What you are asked to do: Reproduce each line of the material exactly, minus any picture.
*** Data extract ***
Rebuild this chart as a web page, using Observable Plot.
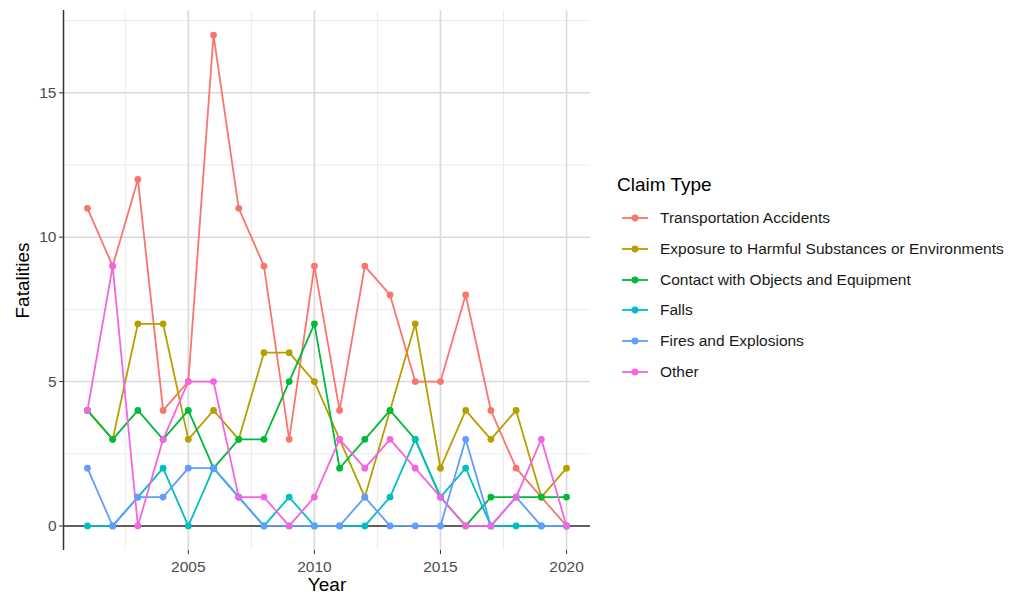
<!DOCTYPE html>
<html><head><meta charset="utf-8">
<script src="https://cdn.jsdelivr.net/npm/d3@7"></script>
<script src="https://cdn.jsdelivr.net/npm/@observablehq/plot@0.6"></script>
<style>
body{margin:0;background:#fff;font-family:"Liberation Sans",Arial,sans-serif;}
#wrap{position:relative;width:1018px;height:594px;overflow:hidden;}
#wrap > svg{position:absolute;left:0;top:0;}
g[aria-label="x-axis label"] text, g[aria-label="y-axis label"] text{font-size:19px;fill:#000;}
g[aria-label="x-axis label"], g[aria-label="y-axis label"]{font-size:19px;fill:#000;}
.lg-title{position:absolute;left:617px;top:175px;font-size:19px;line-height:20px;color:#000;white-space:nowrap;}
.lg-row{position:absolute;left:622px;height:20px;display:flex;align-items:center;white-space:nowrap;font-size:15.5px;color:#1a1a1a;}
.lg-row svg{flex:none;display:block;}
.lg-row span{margin-left:12px;}
</style></head><body><div id="wrap"></div>
<script>
const years = [2001,2002,2003,2004,2005,2006,2007,2008,2009,2010,2011,2012,2013,2014,2015,2016,2017,2018,2019,2020];
const transportation = [11,9,12,4,5,17,11,9,3,9,4,9,8,5,5,8,4,2,1,0];
const exposure       = [4,3,7,7,3,4,3,6,6,5,3,1,4,7,2,4,3,4,1,2];
const contact        = [4,3,4,3,4,2,3,3,5,7,2,3,4,3,1,0,1,1,1,1];
const falls          = [0,0,1,2,0,2,1,0,1,0,0,0,1,3,1,2,0,0,0,0];
const fires          = [2,0,1,1,2,2,1,0,0,0,0,1,0,0,0,3,0,1,0,0];
const other          = [4,9,0,3,5,5,1,1,0,1,3,2,3,2,1,0,0,1,3,0];
const claimTypes = ["Transportation Accidents","Exposure to Harmful Substances or Environments","Contact with Objects and Equipment","Falls","Fires and Explosions","Other"];
const colors = ["#F8766D","#B79F00","#00BA38","#00BFC4","#619CFF","#F564E3"];
const xMajor = [2005,2010,2015,2020];
const xMinor = [2002.5,2007.5,2012.5,2017.5];
const yMajor = [0,5,10,15];
const yMinor = [2.5,7.5,12.5,17.5];

const seriesList = [transportation, exposure, contact, falls, fires, other];
const data = [];
seriesList.forEach((vals,i)=>years.forEach((yr,j)=>data.push({year:yr, value:vals[j], type:claimTypes[i]})));

const chart = Plot.plot({
  width:1018, height:594,
  marginLeft:63, marginRight:428, marginTop:10, marginBottom:44,
  style:{fontFamily:"Liberation Sans, Arial, sans-serif", background:"transparent"},
  x:{domain:[2000.05,2020.95]},
  y:{domain:[-0.85,17.85]},
  color:{domain:claimTypes, range:colors},
  marks:[
    Plot.gridX(xMinor,{stroke:"#ebebeb", strokeOpacity:1, strokeWidth:1}),
    Plot.gridY(yMinor,{stroke:"#ebebeb", strokeOpacity:1, strokeWidth:1}),
    Plot.gridX(xMajor,{stroke:"#d9d9d9", strokeOpacity:1, strokeWidth:1.6}),
    Plot.gridY(yMajor,{stroke:"#d9d9d9", strokeOpacity:1, strokeWidth:1.6}),
    Plot.ruleY([0],{stroke:"#333", strokeWidth:1.5}),
    Plot.ruleX([2000.05],{stroke:"#333", strokeWidth:1.5}),
    Plot.line(data,{x:"year", y:"value", z:"type", stroke:"type", strokeWidth:1.8}),
    Plot.dot(data,{x:"year", y:"value", fill:"type", r:3.4}),
    Plot.axisX(xMajor,{tickSize:4, tickPadding:6, tickFormat:d=>String(d), fontSize:15.5, fill:"#4d4d4d", stroke:"#333", label:"Year", labelAnchor:"center", labelOffset:40, labelArrow:"none"}),
    Plot.axisY(yMajor,{tickSize:4, tickPadding:3, tickFormat:d=>String(d), fontSize:15.5, fill:"#4d4d4d", stroke:"#333", label:"Fatalities", labelAnchor:"center", labelOffset:48, labelArrow:"none"})
  ]
});
const wrap = document.getElementById("wrap");
wrap.appendChild(chart);

const t = document.createElement("div");
t.className = "lg-title"; t.textContent = "Claim Type";
wrap.appendChild(t);
claimTypes.forEach((name,i)=>{
  const row = document.createElement("div");
  row.className = "lg-row";
  row.style.top = (218 + i*30.75 - 10) + "px";
  row.innerHTML = `<svg width="26" height="20"><line x1="0" x2="26" y1="10" y2="10" stroke="${colors[i]}" stroke-width="1.8"/><circle cx="13" cy="10" r="3.4" fill="${colors[i]}"/></svg><span>${name}</span>`;
  wrap.appendChild(row);
});
</script></body></html>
***
Reply:
Rebuild this chart as a web page, using Observable Plot.
<!DOCTYPE html>
<html><head><meta charset="utf-8">
<script src="https://cdn.jsdelivr.net/npm/d3@7"></script>
<script src="https://cdn.jsdelivr.net/npm/@observablehq/plot@0.6"></script>
<style>
body{margin:0;background:#fff;font-family:"Liberation Sans",Arial,sans-serif;}
#wrap{position:relative;width:1018px;height:594px;overflow:hidden;}
#wrap > svg{position:absolute;left:0;top:0;}
g[aria-label="x-axis label"] text, g[aria-label="y-axis label"] text{font-size:19px;fill:#000;}
g[aria-label="x-axis label"], g[aria-label="y-axis label"]{font-size:19px;fill:#000;}
.lg-title{position:absolute;left:617px;top:175px;font-size:19px;line-height:20px;color:#000;white-space:nowrap;}
.lg-row{position:absolute;left:622px;height:20px;display:flex;align-items:center;white-space:nowrap;font-size:15.5px;color:#1a1a1a;}
.lg-row svg{flex:none;display:block;}
.lg-row span{margin-left:12px;}
</style></head><body><div id="wrap"></div>
<script>
const years = [2001,2002,2003,2004,2005,2006,2007,2008,2009,2010,2011,2012,2013,2014,2015,2016,2017,2018,2019,2020];
const transportation = [11,9,12,4,5,17,11,9,3,9,4,9,8,5,5,8,4,2,1,0];
const exposure       = [4,3,7,7,3,4,3,6,6,5,3,1,4,7,2,4,3,4,1,2];
const contact        = [4,3,4,3,4,2,3,3,5,7,2,3,4,3,1,0,1,1,1,1];
const falls          = [0,0,1,2,0,2,1,0,1,0,0,0,1,3,1,2,0,0,0,0];
const fires          = [2,0,1,1,2,2,1,0,0,0,0,1,0,0,0,3,0,1,0,0];
const other          = [4,9,0,3,5,5,1,1,0,1,3,2,3,2,1,0,0,1,3,0];
const claimTypes = ["Transportation Accidents","Exposure to Harmful Substances or Environments","Contact with Objects and Equipment","Falls","Fires and Explosions","Other"];
const colors = ["#F8766D","#B79F00","#00BA38","#00BFC4","#619CFF","#F564E3"];
const xMajor = [2005,2010,2015,2020];
const xMinor = [2002.5,2007.5,2012.5,2017.5];
const yMajor = [0,5,10,15];
const yMinor = [2.5,7.5,12.5,17.5];

const seriesList = [transportation, exposure, contact, falls, fires, other];
const data = [];
seriesList.forEach((vals,i)=>years.forEach((yr,j)=>data.push({year:yr, value:vals[j], type:claimTypes[i]})));

const chart = Plot.plot({
  width:1018, height:594,
  marginLeft:63, marginRight:428, marginTop:10, marginBottom:44,
  style:{fontFamily:"Liberation Sans, Arial, sans-serif", background:"transparent"},
  x:{domain:[2000.05,2020.95]},
  y:{domain:[-0.85,17.85]},
  color:{domain:claimTypes, range:colors},
  marks:[
    Plot.gridX(xMinor,{stroke:"#ebebeb", strokeOpacity:1, strokeWidth:1}),
    Plot.gridY(yMinor,{stroke:"#ebebeb", strokeOpacity:1, strokeWidth:1}),
    Plot.gridX(xMajor,{stroke:"#d9d9d9", strokeOpacity:1, strokeWidth:1.6}),
    Plot.gridY(yMajor,{stroke:"#d9d9d9", strokeOpacity:1, strokeWidth:1.6}),
    Plot.ruleY([0],{stroke:"#333", strokeWidth:1.5}),
    Plot.ruleX([2000.05],{stroke:"#333", strokeWidth:1.5}),
    Plot.line(data,{x:"year", y:"value", z:"type", stroke:"type", strokeWidth:1.8}),
    Plot.dot(data,{x:"year", y:"value", fill:"type", r:3.4}),
    Plot.axisX(xMajor,{tickSize:4, tickPadding:6, tickFormat:d=>String(d), fontSize:15.5, fill:"#4d4d4d", stroke:"#333", label:"Year", labelAnchor:"center", labelOffset:40, labelArrow:"none"}),
    Plot.axisY(yMajor,{tickSize:4, tickPadding:3, tickFormat:d=>String(d), fontSize:15.5, fill:"#4d4d4d", stroke:"#333", label:"Fatalities", labelAnchor:"center", labelOffset:48, labelArrow:"none"})
  ]
});
const wrap = document.getElementById("wrap");
wrap.appendChild(chart);

const t = document.createElement("div");
t.className = "lg-title"; t.textContent = "Claim Type";
wrap.appendChild(t);
claimTypes.forEach((name,i)=>{
  const row = document.createElement("div");
  row.className = "lg-row";
  row.style.top = (218 + i*30.75 - 10) + "px";
  row.innerHTML = `<svg width="26" height="20"><line x1="0" x2="26" y1="10" y2="10" stroke="${colors[i]}" stroke-width="1.8"/><circle cx="13" cy="10" r="3.4" fill="${colors[i]}"/></svg><span>${name}</span>`;
  wrap.appendChild(row);
});
</script></body></html>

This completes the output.